Monday, February 22, 2010

Calling All Varmints

Last weekend, St. Pauli Girl and I were out of town. As we drove back and passed through a small Texas town, I noticed the sign on the local taxidermy shop: “Varmint Calling Contest This Weekend.” I was so stunned that I didn’t even mention it to St. Pauli Girl.

What in the world could that be? The easy solution would have been to go to the contest and check it out. But then I thought, what if the town gets overrun by varmints while I’m there? Better to play it safe.
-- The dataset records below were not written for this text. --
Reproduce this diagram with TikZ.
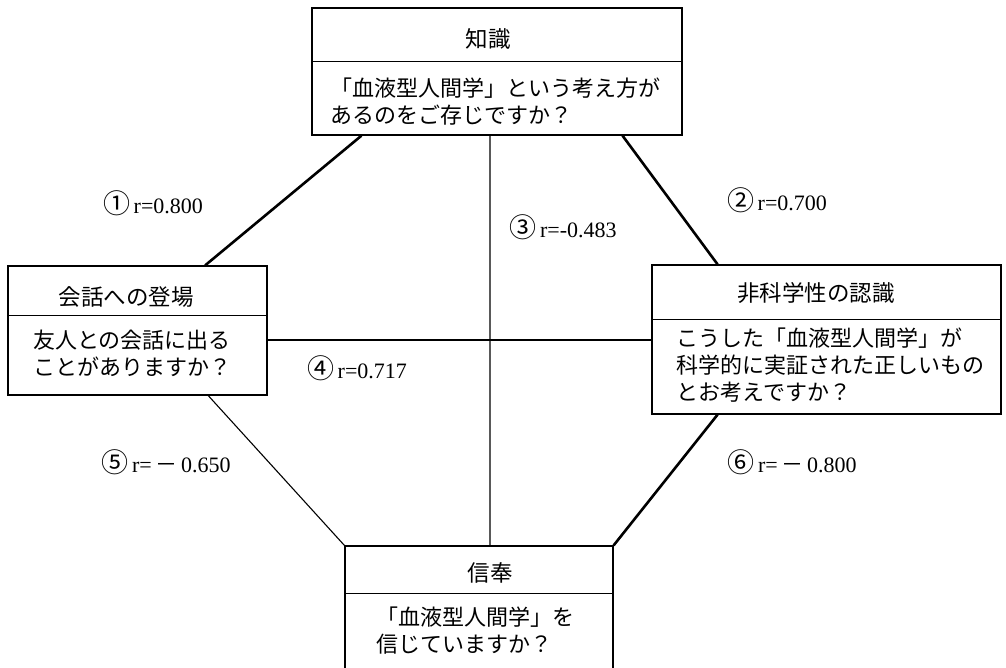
\documentclass[tikz,border=0pt]{standalone}
\usepackage{fontspec}
\setmainfont{Liberation Serif}
\newfontfamily\cjk{Noto Sans CJK JP}
\usetikzlibrary{calc}
\newcommand\circnum[1]{{\cjk\fontsize{27}{27}\selectfont #1}}
\begin{document}
\begin{tikzpicture}[x=1pt,y=-1pt,
  box/.style={draw, line width=1.3pt, rectangle, inner sep=0pt},
  divider/.style={line width=1pt},
  head/.style={font=\cjk\fontsize{22.5}{26}\selectfont, inner sep=0pt},
  body/.style={font=\cjk\fontsize{22}{27}\selectfont, align=left, anchor=west, inner sep=0pt},
  lab/.style={font=\fontsize{22}{26}\selectfont, inner sep=0pt},
  thick line/.style={line width=2.6pt},
  thin line/.style={line width=1.1pt}]
\useasboundingbox (0,0) rectangle (1006,668);
\begin{scope}
\clip (0,0) rectangle (1006,668);
% boxes
\node[box, minimum width=370pt, minimum height=127pt] (kn) at (497,71.5) {};
\node[box, minimum width=259pt, minimum height=129pt] (lb) at (137.5,330.5) {};
\node[box, minimum width=349pt, minimum height=149pt] (rb) at (826.5,339.5) {};
\node[box, minimum width=268pt, minimum height=154pt] (bb) at (479,623) {};
\end{scope}
% dividers
\draw[divider] (kn.west |- 0,62) -- (kn.east |- 0,62);
\draw[divider] (lb.west |- 0,315) -- (lb.east |- 0,315);
\draw[divider] (rb.west |- 0,319) -- (rb.east |- 0,319);
\draw[divider] (bb.west |- 0,593) -- (bb.east |- 0,593);
% headers
\node[head] (knh) at (488,39) {知識};
\node[head] (lbh) at (126,297) {会話への登場};
\node[head] (rbh) at (816,293) {非科学性の認識};
\node[head] (bbh) at (490,573) {信奉};
% bodies
\node[body] (knb) at (330,101.5) {「血液型人間学」という考え方が\\あるのをご存じですか？};
\node[body] (lbb) at (33,353.5) {友人との会話に出る\\ことがありますか？};
\node[body] (rbb) at (676,365) {こうした「血液型人間学」が\\科学的に実証された正しいもの\\とお考えですか？};
\node[body] (bbb) at (376,630.5) {「血液型人間学」を\\信じていますか？};
% anchor points
\coordinate (k1) at ($(kn.south west)!0.135!(kn.south east)$);
\coordinate (k2) at ($(kn.south west)!0.838!(kn.south east)$);
\coordinate (k3) at ($(kn.south west)!0.481!(kn.south east)$);
\coordinate (l1) at ($(lb.north west)!0.76!(lb.north east)$);
\coordinate (l5) at ($(lb.south west)!0.772!(lb.south east)$);
\coordinate (r2) at ($(rb.north west)!0.189!(rb.north east)$);
\coordinate (r6) at ($(rb.south west)!0.189!(rb.south east)$);
\coordinate (b3) at ($(bb.north west)!0.541!(bb.north east)$);
% connectors
\draw[thick line] (k1) -- (l1);
\draw[thick line] (k2) -- (r2);
\draw[thin line] (k3) -- (b3);
\draw[thick line] (lb.east |- 0,340) -- (rb.west |- 0,340);
\draw[thin line] (l5) -- (bb.north west);
\draw[thick line] (r6) -- (bb.north east);
% labels
\node[lab] (c1) at (153,203) {\circnum{①}\,r=0.800};
\node[lab] (c2) at (777,200) {\circnum{②}\,r=0.700};
\node[lab] (c3) at (563,227) {\circnum{③}\,r=-0.483};
\node[lab] (c4) at (357,368) {\circnum{④}\,r=0.717};
\node[lab] (c5) at (166,462) {\circnum{⑤}\,r=\,{\cjk －}\,0.650};
\node[lab] (c6) at (792,462) {\circnum{⑥}\,r=\,{\cjk －}\,0.800};
\end{tikzpicture}
\end{document}
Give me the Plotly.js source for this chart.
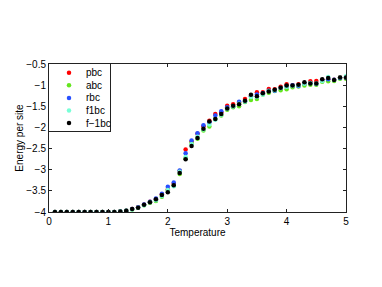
<!DOCTYPE html>
<html>
<head>
<meta charset="utf-8">
<script src="https://cdn.plot.ly/plotly-3.0.1.min.js"></script>
<style>html,body{margin:0;padding:0;background:#fff;}#chart{width:382px;height:287px;}</style>
</head>
<body>
<div id="chart"></div>
<script>
var temperature = [0.1,0.2,0.3,0.4,0.5,0.6,0.7,0.8,0.9,1.0,1.1,1.2,1.3,1.4,1.5,1.6,1.7,1.8,1.9,2.0,2.1,2.2,2.3,2.4,2.5,2.6,2.7,2.8,2.9,3.0,3.1,3.2,3.3,3.4,3.5,3.6,3.7,3.8,3.9,4.0,4.1,4.2,4.3,4.4,4.5,4.6,4.7,4.8,4.9,5.0];

var pbc = [-4,-4,-4,-4,-4,-4,-4,-4,-4,-4,-4.0,-3.99,-3.97,-3.93,-3.89,-3.83,-3.76,-3.69,-3.58,-3.47,-3.33,-3.03,-2.52,-2.33,-2.15,-1.97,-1.84,-1.68,-1.64,-1.49,-1.45,-1.41,-1.33,-1.25,-1.17,-1.17,-1.09,-1.10,-1.04,-0.98,-1.00,-0.98,-0.96,-0.91,-0.90,-0.88,-0.86,-0.87,-0.82,-0.83];
var abc = [-4,-4,-4,-4,-4,-4,-4,-4,-4,-4,-4.0,-3.99,-3.97,-3.94,-3.90,-3.84,-3.78,-3.74,-3.64,-3.50,-3.38,-3.10,-2.73,-2.37,-2.27,-2.07,-1.98,-1.80,-1.72,-1.58,-1.52,-1.50,-1.40,-1.35,-1.33,-1.22,-1.18,-1.14,-1.12,-1.10,-1.05,-1.03,-1.01,-0.99,-0.99,-0.92,-0.91,-0.90,-0.85,-0.85];
var rbc = [-4,-4,-4,-4,-4,-4,-4,-4,-4,-4,-4.0,-3.99,-3.97,-3.93,-3.89,-3.82,-3.76,-3.68,-3.57,-3.40,-3.30,-3.02,-2.61,-2.31,-2.14,-1.95,-1.88,-1.72,-1.62,-1.52,-1.50,-1.39,-1.38,-1.26,-1.22,-1.19,-1.13,-1.13,-1.07,-1.03,-1.00,-1.02,-0.96,-0.95,-0.97,-0.89,-0.86,-0.87,-0.83,-0.82];
var f1bc = [-4,-4,-4,-4,-4,-4,-4,-4,-4,-4,-4.0,-3.99,-3.97,-3.94,-3.90,-3.84,-3.77,-3.72,-3.62,-3.48,-3.39,-3.05,-2.70,-2.40,-2.22,-2.05,-1.93,-1.82,-1.70,-1.56,-1.50,-1.44,-1.38,-1.28,-1.28,-1.22,-1.14,-1.12,-1.07,-1.04,-1.02,-1.00,-0.97,-0.95,-0.96,-0.90,-0.81,-0.88,-0.82,-0.79];
var fm1bc = [-4,-4,-4,-4,-4,-4,-4,-4,-4,-4,-4.0,-3.99,-3.97,-3.93,-3.90,-3.83,-3.77,-3.70,-3.60,-3.53,-3.37,-3.08,-2.75,-2.44,-2.25,-2.03,-1.86,-1.80,-1.68,-1.55,-1.49,-1.45,-1.37,-1.23,-1.26,-1.19,-1.15,-1.11,-1.06,-1.01,-1.01,-0.99,-0.93,-0.96,-0.96,-0.86,-0.83,-0.88,-0.82,-0.82];

var seriesNames = ['pbc','abc','rbc','f1bc','f\u22121bc'];
var seriesValues = [pbc, abc, rbc, f1bc, fm1bc];
var seriesColors = ['rgb(255,0,0)','rgb(100,230,30)','rgb(40,80,255)','rgb(120,255,215)','rgb(0,0,0)'];

var traces = seriesNames.map(function(n,i){
  return {x: temperature, y: seriesValues[i], name: n, type:'scatter', mode:'markers',
    marker:{color: seriesColors[i], size:4.5, symbol:'circle'}, showlegend:false, hoverinfo:'skip'};
});

// Compact MATLAB-style legend drawn on its own small pixel-scaled axis pair
var LEG_W = 61, LEG_H = 67, LEG_TOP = 8.7, LEG_STEP = 12.6, LEG_MX = 20, LEG_TX = 34.5;
var legY = seriesNames.map(function(_,i){ return LEG_TOP + i*LEG_STEP; });
traces.push({x: seriesNames.map(function(){return LEG_MX;}), y: legY, xaxis:'x2', yaxis:'y2',
  type:'scatter', mode:'markers', marker:{color: seriesColors, size:4.5}, showlegend:false, hoverinfo:'skip'});

var annotations = seriesNames.map(function(n,i){
  return {xref:'x2', yref:'y2', x:LEG_TX, y:legY[i], text:n, showarrow:false, xanchor:'left', yanchor:'middle',
    font:{size:10, color:'#000'}};
});

var axisCommon = {showgrid:false, zeroline:false, showline:true, linecolor:'#222', linewidth:1,
  mirror:'ticks', ticks:'inside', ticklen:3, tickcolor:'#222',
  tickfont:{size:10, color:'#000', family:'Liberation Sans, Arial, sans-serif'}};

var plotW = 382-49-36, plotH = 287-64-75;

var layout = {
  width:382, height:287,
  margin:{l:49, r:36, t:64, b:75, pad:0},
  paper_bgcolor:'#fff', plot_bgcolor:'#fff',
  font:{family:'Liberation Sans, Arial, sans-serif', size:10, color:'#000'},
  showlegend:false,
  xaxis: Object.assign({}, axisCommon, {range:[0,5], dtick:1, tick0:0,
    title:{text:'Temperature', font:{size:10}, standoff:0}}),
  yaxis: Object.assign({}, axisCommon, {range:[-4,-0.5], dtick:0.5, tick0:-4,
    title:{text:'Energy per site', font:{size:10}, standoff:0}}),
  xaxis2: {domain:[0, LEG_W/plotW], range:[0, LEG_W], anchor:'y2', showgrid:false, zeroline:false,
    showticklabels:false, ticks:'', showline:true, mirror:true, linecolor:'#222', linewidth:1, fixedrange:true},
  yaxis2: {domain:[1-LEG_H/plotH, 1], range:[LEG_H, 0], anchor:'x2', showgrid:false, zeroline:false,
    showticklabels:false, ticks:'', showline:true, mirror:true, linecolor:'#222', linewidth:1, fixedrange:true},
  annotations: annotations
};

Plotly.newPlot('chart', traces, layout, {displayModeBar:false, staticPlot:true});
</script>
</body>
</html>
But it kept gnawing at me like a dog or better yet a coyote biting off a bikini bottom in one of those Coppertone ads. Perhaps I should enter the contest. If I can train my dog to answer the phone, then if I use my cell phone to call my dog from the contest, and he answers with a bark, how does that not win? But then I have to worry about cell phone reception, and I would hate to have to go through all that training when I can’t get any bars on my phone. Plus St. Pauli Girl would be mad at me for referring to our dog as a varmint.

Twenty years ago, I would have forgotten about the contest by now. But thanks to the internet, I instead wasted an entire day researching varmint calling. It turns out that varmint calling is the method of making animal noises to lure mostly coyotes or sometimes foxes to an area where you can them kill them. Or befriend them, which would make varmint calling akin to horse whispering. From my detailed research, the varmint call is usually the sound of a wounded jackrabbit intended to lure the varmint toward what he thinks is a delectable meal.

Others use the sounds of fellow coyotes, to attract a potential mate I suppose. Some of the advice I’ve seen for this includes:

1. Wear something off the shoulder.
2. Use a splash of perfume--preferably coyote urine.
3. Bring a nice bottle of wine, maybe a zinfandel.
4. Think sexy thoughts when making “the call.”

Varmint calling has a long and storied history going back to the first world championship which was won by Jim Dougherty in 1957. There have been national and state associations although California claims to be the only one still active. As Jim Dougherty himself said, varmint hunters “are adventurers, in a sense, who enjoy hunting some of our smartest animals in a one-on-one atmosphere where anything can happen and usually does."

So I guess I shouldn’t enter the contest with our dog because our dog is not one of the smartest animals, is technically not a varmint, and I would probably be expected to shoot him after calling him.